Tout homme est dit «à l’image», selon la dignité de l’intelligence et celle de l’âme, c’est-à-dire l’incompréhensible, l’invisible, l’immortel, le libre arbitre, mais aussi ce qui originel, ce qui enfante, ce qui édifie.

Et il est dit «à la ressemblance», selon la raison de la vertu et selon ces actes qui portent le nom de Dieu et qui imitent Dieu, c’est-à-dire selon notre comportement bienveillant envers notre semblable : avoir compassion et pitié de notre compagnon de service, l’aimer, faire preuve envers lui de toute miséricorde et de toute charité. «Soyez compatissants,   dit  en  effet  le  Christ  notre  Dieu,  comme  votre  Père  céleste  est compatissant.»

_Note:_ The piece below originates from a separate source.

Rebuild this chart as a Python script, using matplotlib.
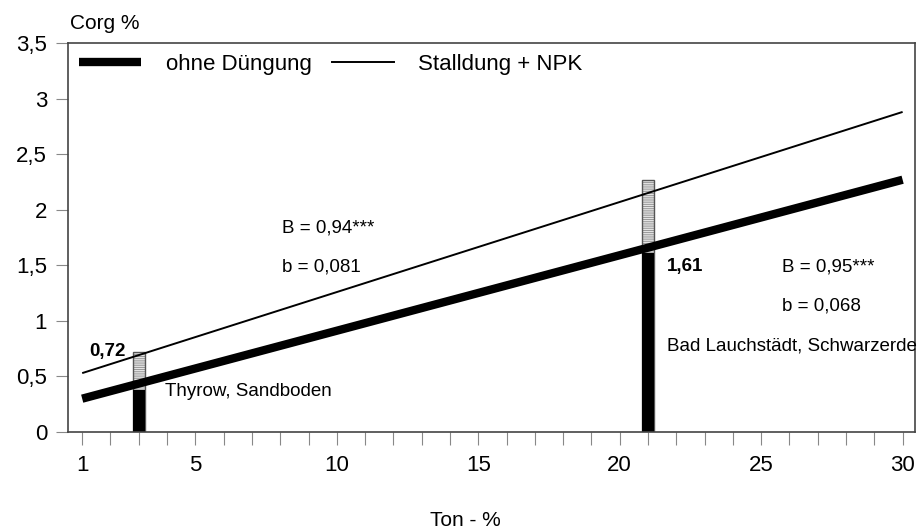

Tout homme porte en lui la création à l’image, car les dons de Dieu sont irrévocables. Mais la création à la ressemblance, rares sont ceux qui la portent : seuls la portent les vertueux, les saints, ceux qui imitent la bonté de Dieu, autant qu’il est possible aux hommes.

Nous aussi, puissions-nous être dignes de son amour pour l’homme, qui dépasse toute bonté, en lui plaisant  par toute œuvre bonne, et en devenant les imitateurs de ceux qui ont plus au Christ depuis l’origine des siècles. Car à lui est la pitié, et à lui reviennent toute gloire, honneur et adoration, ainsi qu’à son Père qui n’a pas de commencement, et à son Esprit saint, bon et vivifiant, maintenant et toujours, et dans les siècles des siècles. Amen.